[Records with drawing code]
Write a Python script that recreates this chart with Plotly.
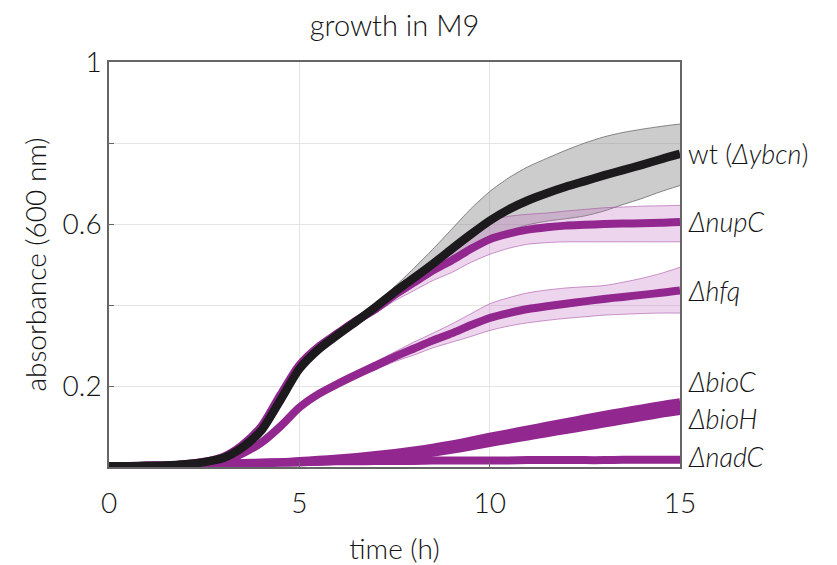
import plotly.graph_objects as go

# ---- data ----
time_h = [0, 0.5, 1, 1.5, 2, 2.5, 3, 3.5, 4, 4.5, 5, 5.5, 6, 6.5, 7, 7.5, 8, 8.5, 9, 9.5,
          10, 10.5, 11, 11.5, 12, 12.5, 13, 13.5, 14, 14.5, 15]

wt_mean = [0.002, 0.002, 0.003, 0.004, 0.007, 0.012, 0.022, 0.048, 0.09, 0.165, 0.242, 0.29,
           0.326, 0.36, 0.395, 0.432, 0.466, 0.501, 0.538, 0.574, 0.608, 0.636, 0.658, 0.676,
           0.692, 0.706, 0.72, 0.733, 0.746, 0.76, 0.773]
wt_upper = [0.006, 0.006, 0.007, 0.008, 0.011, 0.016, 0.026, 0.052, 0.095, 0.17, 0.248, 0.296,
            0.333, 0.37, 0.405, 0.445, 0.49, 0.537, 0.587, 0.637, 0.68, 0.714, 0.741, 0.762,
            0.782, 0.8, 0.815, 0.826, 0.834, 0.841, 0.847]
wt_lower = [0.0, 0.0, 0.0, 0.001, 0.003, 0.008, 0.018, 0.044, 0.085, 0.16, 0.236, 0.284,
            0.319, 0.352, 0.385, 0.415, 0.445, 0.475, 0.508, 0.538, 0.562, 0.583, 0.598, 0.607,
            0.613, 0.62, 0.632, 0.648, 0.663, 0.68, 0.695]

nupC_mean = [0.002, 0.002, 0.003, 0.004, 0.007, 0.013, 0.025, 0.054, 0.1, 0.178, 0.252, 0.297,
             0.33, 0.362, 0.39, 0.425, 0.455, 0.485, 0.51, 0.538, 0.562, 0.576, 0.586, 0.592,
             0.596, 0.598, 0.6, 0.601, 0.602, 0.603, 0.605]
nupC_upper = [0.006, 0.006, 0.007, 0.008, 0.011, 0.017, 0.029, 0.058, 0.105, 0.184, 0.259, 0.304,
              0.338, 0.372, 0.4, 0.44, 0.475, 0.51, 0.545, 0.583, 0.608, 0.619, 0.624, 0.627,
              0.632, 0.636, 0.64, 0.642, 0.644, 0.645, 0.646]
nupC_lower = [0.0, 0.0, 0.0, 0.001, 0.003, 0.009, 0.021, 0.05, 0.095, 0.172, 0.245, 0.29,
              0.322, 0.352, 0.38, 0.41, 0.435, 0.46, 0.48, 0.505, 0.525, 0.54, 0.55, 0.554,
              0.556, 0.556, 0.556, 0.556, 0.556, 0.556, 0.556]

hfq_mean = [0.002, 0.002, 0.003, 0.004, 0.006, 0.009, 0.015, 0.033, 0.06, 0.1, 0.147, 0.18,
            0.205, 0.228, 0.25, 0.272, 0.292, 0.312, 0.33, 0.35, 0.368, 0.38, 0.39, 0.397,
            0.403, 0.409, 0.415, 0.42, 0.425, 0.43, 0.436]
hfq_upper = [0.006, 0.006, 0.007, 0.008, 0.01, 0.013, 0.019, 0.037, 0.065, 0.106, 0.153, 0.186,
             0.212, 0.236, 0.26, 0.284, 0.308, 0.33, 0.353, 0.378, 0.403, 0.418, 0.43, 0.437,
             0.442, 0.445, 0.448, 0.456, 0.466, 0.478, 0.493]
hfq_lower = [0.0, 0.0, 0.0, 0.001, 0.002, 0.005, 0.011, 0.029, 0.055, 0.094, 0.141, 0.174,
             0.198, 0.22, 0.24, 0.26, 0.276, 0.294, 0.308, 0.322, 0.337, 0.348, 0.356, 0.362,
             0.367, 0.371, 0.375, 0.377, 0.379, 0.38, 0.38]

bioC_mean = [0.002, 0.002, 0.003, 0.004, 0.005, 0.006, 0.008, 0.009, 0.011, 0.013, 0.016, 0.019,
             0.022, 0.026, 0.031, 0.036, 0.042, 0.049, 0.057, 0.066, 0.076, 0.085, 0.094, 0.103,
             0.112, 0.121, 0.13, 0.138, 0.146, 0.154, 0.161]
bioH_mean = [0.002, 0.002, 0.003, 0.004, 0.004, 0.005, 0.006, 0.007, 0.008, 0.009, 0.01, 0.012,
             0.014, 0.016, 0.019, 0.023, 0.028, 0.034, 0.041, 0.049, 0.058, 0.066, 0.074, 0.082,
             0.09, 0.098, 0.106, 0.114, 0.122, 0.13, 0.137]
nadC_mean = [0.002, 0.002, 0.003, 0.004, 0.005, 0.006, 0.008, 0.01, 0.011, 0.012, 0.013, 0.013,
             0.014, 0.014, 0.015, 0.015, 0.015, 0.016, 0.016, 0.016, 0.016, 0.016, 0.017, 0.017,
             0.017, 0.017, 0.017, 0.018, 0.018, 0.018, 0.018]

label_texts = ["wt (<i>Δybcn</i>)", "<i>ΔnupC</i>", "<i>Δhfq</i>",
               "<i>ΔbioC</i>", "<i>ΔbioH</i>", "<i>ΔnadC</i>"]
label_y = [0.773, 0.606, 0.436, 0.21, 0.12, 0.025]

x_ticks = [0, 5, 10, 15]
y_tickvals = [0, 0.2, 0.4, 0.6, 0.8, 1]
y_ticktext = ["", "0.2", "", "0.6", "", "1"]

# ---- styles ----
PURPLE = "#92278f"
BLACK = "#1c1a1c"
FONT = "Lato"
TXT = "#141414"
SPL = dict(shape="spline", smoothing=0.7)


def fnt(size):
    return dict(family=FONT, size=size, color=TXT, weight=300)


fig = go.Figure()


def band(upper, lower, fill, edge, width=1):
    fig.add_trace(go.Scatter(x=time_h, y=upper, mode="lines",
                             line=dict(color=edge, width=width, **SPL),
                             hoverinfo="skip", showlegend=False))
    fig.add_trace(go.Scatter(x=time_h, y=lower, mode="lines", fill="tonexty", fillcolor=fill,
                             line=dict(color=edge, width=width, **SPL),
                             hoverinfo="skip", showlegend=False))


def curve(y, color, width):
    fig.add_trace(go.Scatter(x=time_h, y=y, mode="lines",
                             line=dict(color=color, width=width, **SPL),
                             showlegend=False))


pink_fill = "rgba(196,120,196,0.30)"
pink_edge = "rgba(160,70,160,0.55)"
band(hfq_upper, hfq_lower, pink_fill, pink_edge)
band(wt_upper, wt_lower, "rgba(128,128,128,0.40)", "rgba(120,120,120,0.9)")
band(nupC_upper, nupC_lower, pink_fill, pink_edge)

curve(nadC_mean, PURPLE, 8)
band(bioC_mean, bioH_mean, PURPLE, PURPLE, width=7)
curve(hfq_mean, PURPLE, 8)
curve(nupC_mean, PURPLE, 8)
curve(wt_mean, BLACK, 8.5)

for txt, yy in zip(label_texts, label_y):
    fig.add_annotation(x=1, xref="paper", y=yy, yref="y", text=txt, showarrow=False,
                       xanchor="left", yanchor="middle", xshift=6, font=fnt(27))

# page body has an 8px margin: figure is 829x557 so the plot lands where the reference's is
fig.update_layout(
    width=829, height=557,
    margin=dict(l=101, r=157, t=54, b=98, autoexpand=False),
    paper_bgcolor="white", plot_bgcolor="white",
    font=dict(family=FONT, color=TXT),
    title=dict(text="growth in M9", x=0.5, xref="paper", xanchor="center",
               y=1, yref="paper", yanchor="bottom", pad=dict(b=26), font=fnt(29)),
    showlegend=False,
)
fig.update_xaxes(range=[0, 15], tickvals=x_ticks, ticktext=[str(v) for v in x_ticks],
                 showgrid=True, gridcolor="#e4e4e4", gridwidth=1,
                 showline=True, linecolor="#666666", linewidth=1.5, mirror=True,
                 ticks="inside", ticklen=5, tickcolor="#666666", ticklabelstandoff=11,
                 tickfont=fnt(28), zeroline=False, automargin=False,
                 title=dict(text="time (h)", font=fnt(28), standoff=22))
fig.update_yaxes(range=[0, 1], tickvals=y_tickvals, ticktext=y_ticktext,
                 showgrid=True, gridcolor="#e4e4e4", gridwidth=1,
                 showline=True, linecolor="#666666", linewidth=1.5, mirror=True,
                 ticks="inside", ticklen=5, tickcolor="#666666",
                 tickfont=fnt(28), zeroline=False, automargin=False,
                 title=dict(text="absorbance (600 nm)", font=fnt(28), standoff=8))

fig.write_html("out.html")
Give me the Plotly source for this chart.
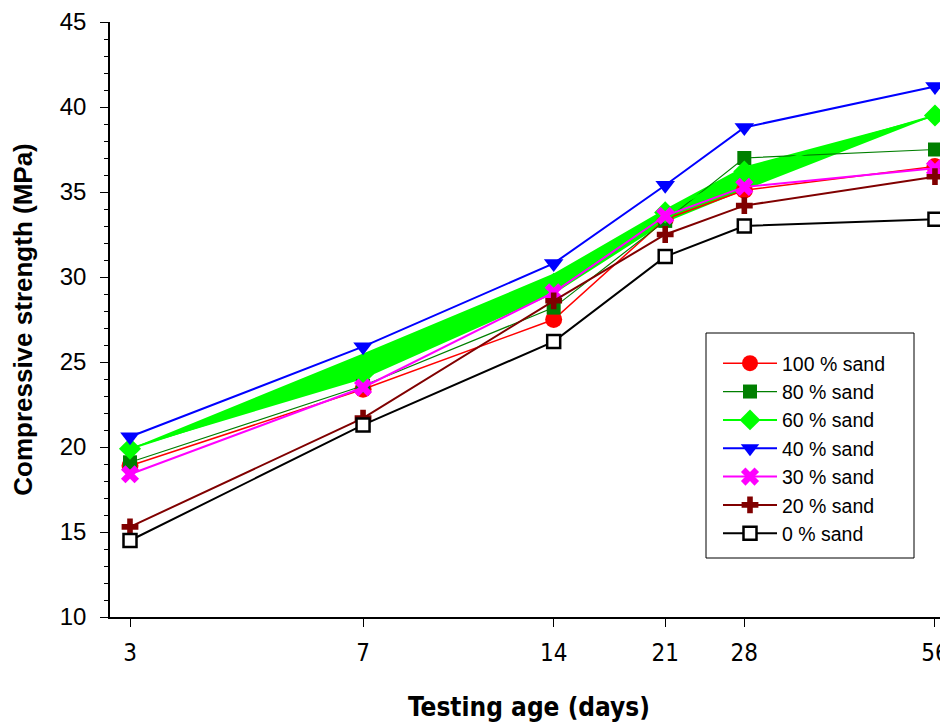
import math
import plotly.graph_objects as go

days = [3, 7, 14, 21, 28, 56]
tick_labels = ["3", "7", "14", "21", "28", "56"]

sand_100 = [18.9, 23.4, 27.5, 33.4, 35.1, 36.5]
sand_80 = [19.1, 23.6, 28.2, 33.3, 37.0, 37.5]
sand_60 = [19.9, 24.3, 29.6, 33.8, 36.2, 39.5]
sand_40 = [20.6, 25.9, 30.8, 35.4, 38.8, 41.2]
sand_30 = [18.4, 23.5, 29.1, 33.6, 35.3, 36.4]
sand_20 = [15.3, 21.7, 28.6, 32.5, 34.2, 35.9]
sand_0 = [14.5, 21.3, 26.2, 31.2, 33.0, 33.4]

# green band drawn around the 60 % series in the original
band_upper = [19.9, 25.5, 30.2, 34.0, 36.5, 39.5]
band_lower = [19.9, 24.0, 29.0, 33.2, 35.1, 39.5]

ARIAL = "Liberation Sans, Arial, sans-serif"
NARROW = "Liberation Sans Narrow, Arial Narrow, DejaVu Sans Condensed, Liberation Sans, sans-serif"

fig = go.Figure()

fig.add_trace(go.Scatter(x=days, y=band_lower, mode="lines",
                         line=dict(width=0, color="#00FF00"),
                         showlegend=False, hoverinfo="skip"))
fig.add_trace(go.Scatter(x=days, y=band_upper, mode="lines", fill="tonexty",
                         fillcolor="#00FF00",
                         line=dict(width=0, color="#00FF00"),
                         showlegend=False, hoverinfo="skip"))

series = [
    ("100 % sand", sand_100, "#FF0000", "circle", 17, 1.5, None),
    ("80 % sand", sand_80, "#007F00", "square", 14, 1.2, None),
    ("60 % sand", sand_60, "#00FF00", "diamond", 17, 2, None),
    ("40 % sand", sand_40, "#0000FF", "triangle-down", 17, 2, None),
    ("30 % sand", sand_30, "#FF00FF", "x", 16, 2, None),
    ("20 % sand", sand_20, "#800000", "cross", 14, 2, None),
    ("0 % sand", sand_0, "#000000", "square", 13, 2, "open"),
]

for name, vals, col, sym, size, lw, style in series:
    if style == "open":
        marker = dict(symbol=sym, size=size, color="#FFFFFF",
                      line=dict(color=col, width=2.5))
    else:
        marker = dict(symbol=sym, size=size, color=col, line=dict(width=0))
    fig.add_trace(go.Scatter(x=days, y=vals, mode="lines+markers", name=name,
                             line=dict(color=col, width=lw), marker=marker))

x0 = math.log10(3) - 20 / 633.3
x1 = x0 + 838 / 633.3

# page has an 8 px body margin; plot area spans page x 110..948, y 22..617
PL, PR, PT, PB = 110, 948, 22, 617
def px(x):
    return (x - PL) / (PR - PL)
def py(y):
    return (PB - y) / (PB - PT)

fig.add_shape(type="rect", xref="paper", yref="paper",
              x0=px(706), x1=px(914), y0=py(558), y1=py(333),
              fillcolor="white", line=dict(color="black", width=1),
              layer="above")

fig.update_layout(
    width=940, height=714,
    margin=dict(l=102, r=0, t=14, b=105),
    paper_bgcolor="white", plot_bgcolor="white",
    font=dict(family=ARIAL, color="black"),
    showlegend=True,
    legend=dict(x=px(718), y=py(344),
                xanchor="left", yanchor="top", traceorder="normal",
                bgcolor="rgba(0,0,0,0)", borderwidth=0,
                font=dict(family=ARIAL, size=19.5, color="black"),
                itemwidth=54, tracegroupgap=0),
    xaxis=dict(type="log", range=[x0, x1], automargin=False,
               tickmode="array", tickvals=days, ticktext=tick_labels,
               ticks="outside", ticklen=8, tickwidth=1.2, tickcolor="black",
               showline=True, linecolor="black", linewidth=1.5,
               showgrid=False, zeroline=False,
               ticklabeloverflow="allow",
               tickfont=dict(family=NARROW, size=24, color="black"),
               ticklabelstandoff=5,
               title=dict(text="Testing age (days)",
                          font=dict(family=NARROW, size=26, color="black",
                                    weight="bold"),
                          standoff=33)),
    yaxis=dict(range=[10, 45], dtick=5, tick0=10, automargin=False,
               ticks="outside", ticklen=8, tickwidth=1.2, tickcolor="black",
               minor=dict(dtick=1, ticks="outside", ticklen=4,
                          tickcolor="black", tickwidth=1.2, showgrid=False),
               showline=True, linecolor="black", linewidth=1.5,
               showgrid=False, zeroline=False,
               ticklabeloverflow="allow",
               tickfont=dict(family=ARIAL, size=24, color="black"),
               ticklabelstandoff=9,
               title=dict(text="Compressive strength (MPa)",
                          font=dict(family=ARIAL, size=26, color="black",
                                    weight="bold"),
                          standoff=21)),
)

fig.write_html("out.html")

### Task
Locate the word "this" in the entries, and copy every line where it is found.

### Expected answer
Write a Python script that recreates this chart with Plotly.
Give me the Plotly source for this chart.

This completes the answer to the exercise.